5) If you had to pick your favourite cryptozoological book (not including books you may have written yourself) what would you choose?

Hands down, the book that I feel has influenced me the most, which even contains the first example of the use of the word 'cryptozoological' in English, and thus is my favourite is Ivan T. Sanderson's Abominable Snowmen: Legend Come to Life. I was over-joyed to have seen this re-published as a high-quality hard-bound recently, for I think it is a book that should be read by every serious student of cryptozoology and hominology, despite how dated it is and the fact that much has happened since 1961.

Second, of course, is Bernard Heuvelmans's On the Track of Unknown Animals.

I was lucky enough to have personally known both of these gentlemen, and both of these men's books mean much to me.

All the classic cryptozoology works of Bernard Heuvelmans and by folks like Rupert Gould, Odette Tchernine, Willy Ley, Anton Oudemans, Marian T. Place, Roy Mackal, Karl Shuker, Tim Dinsdale, Ralph Izzard and many others, deserve to be in any cryptozoology resource library, as well as the encyclopaedias of George Eberhart, Michael Newton and others. A good historical reading in cryptozoology assists people entering the field who wish to build on the successes of the past.
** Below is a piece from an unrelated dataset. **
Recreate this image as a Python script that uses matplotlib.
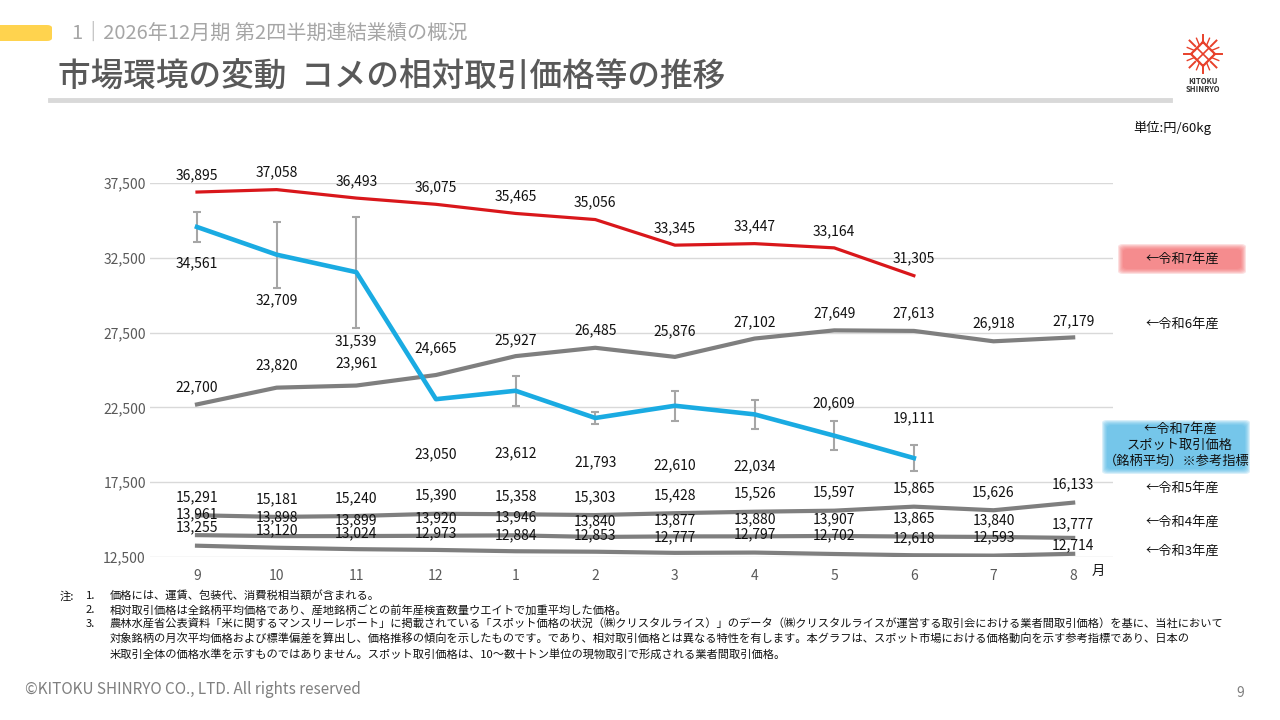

A year ago I published a list of the top 30 Bigfoot books I would recommend to everyone: http://www.cryptomundo.com/cryptozoo-news/top10-bf-bks/

Happy New Year, and may 2010 be full of great surprises for all of us interested in this field! I look forward to co-operative efforts between the International Cryptozoology Museum, the Centre for Fortean Zoology and other worldwide cryptozoological organisations.

2 comments:

Jean Perkins said...

Jush to let you know that I learned alot from your book The field guide on bigfoot. I have put food out for them with sucess and got to see them and hear them. I try communicating with them when I hear wood knocking then I knock back. I hope this helps.

Jade Padgham said...

Hello, when I was a child I clearly remember seeing a half human/half kangaroo creture in Glenlyon Victoria Australia. We lived in the bush and our neighbour was having a new years eve party, while there I was bored so I decided to go fro a walk around his property, it was already dark and just as I got outside of his garden I heard a noise in the bushes and when I turned around I was face-to-face with a creature that had the bottom half of a kangaroo and the top half of an aboriginal. I was scared witless, I ran screaming back to the house past the party guests and cowered under the table. My father came to find me and when I told him what had happened he made me walk there again to prove to me that there was nothing there. I was so scared walking back there that I was shaking and let go of my bladder (i was only 7), I did not see the creature again but there was more movement in the bushes where I had first encounted the creature. That memory has stayed with me ever since (for over 2 decades) as clear as day. I sware that I saw the creature although I have never seen or heard of anything like it since. Have you ever heard of such a creature? I would be realy interested to findout if there is anyone who has seen it before, or anything like it.